When I was a teenager, the threat from the Soviet Union was palpable. We all lived in a dangerous world in which there was a serious enemy who wanted us destroyed, and his favored system of government was communism—where the government is in charge, and takes people’s property and redistributes it as it sees fit. When the Berlin Wall fell in 1991 and communism was finally defeated, most of us observing it thought, “Wow! That’s awesome! Now the world can be safe again!” But much of the American voting public has forgotten what those nuclear bomb drills were like in the 70s and 80s. They’ve forgotten how dangerous it is to place the government in charge of anything. They’ve forgotten the connection between safety and private property. And they are prepared at all times to vote for the same type of government that the Soviet Union championed. It’s disheartening to watch the whole country have to learn the hard way why this was a mistake. Or, as the Teacher puts it in verse 8, it’s “tiresome.” We repeat history. We can’t help it. Our ideas, our lives, our labors—they’re just vapors.

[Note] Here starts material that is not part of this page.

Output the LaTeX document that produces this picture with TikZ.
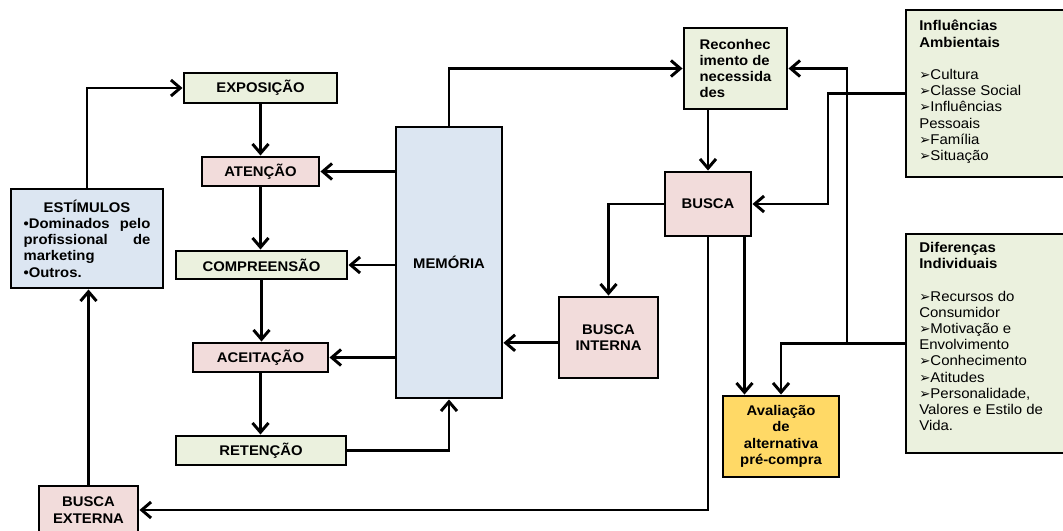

If we look for meaning in ourselves—in our government ideas, our longings, our appetites, our experiences—we will be as disappointed as the Teacher was when he finally observed the vaporous nature of existence. True meaning TRANSCENDS us. It is above us. It is not found IN us, but rather outside of us. As Christians, we would understand that true meaning is found in Christ.
Are you looking for meaning in all the wrong places today? Or are you looking for meaning in the One who predates you, is transcendent and above you? You and all of the rest of humanity will surely disappoint you if you look for meaning there.